NetChoice v. Weiser
[11281039] Appellant/Petitioner's brief filed by Philip…
Issue: In *NetChoice v. Weiser*, Colorado Attorney General Philip Weiser argues that a state law requiring social media platforms to deliver health-based disclosures to minor users regulates commercial product speech subject to deferential *Zauderer* scrutiny, not the heightened First Amendment review the district court applied. The question is whether mandated disclosures about a platform's own product risks — grounded in peer-reviewed research rather than purely transactional messaging — qualify as the kind of "purely factual and uncontroversial" commercial speech that *Zauderer* permits governments to compel, or whether *NIFLA v. Becerra* requires stricter scrutiny because the underlying science and framing remain contested. The answer will also determine whether NetChoice's facial challenge can survive *Moody v. NetChoice*'s demanding requirement that courts weigh unconstitutional applications against constitutional ones before enjoining a law in its entirety.

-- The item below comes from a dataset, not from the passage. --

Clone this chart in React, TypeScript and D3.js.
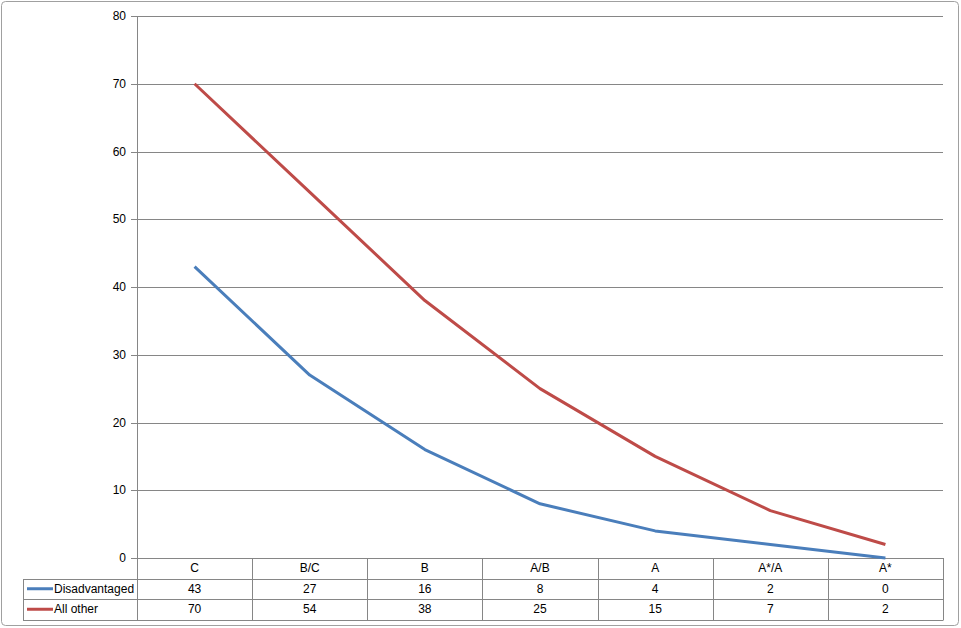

Colorado AG Philip Weiser filed this opening brief in the Tenth Circuit on May 11, 2026, appealing a district court preliminary injunction that blocked enforcement of Section 1601 of Colorado's Healthier Social Media Use by Youth Act. The brief argues the district court made a foundational legal error by treating the law as regulating third-party content moderation rather than the platforms' own compelled product speech — a categorization that, if accepted, would shift the governing standard from heightened scrutiny to *Zauderer*'s more permissive framework. The AG contends the required disclosures are factual and non-ideological, analogizing them to cigarette warnings and alcohol labeling, and argues they are grounded in peer-reviewed research and public-health consensus the platforms themselves do not dispute exists. The brief separately argues that the district court failed to complete *Moody v. NetChoice*'s required second-step analysis — weighing valid applications against invalid ones — before issuing a facial injunction, and that the law's broad platform discretion over format and timing generates a wide range of plainly constitutional applications NetChoice cannot overcome under the *Salerno* "no valid application" standard. Oral argument has been requested.
No federal appellate court has definitively resolved whether *Zauderer*'s deferential framework applies to state laws requiring social media platforms to disclose health-related product risks to minors, and the Tenth Circuit's answer here will carry weight as other states pursue similar legislation. The brief's most consequential doctrinal move is its attempt to sever *Zauderer* from the traditional "proposes a transaction" requirement — a position with some Ninth Circuit support in *CTIA* and *X Corp. v. Bonta* but not yet settled law — which, if adopted, would significantly lower the constitutional bar for youth-focused platform disclosure mandates nationwide. The case also presents a sharp unresolved question under *NIFLA*: whether ongoing scientific debate about the causal relationship between social media use and adolescent mental health renders such disclosures "controversial" and thus ineligible for *Zauderer* treatment, even when the disclosures cite peer-reviewed sources. The AG's offensive use of *Moody* — arguing the district court skipped the required application-weighing analysis — is a notable strategic development, as that precedent has more commonly been invoked by challengers seeking to avoid facial invalidation.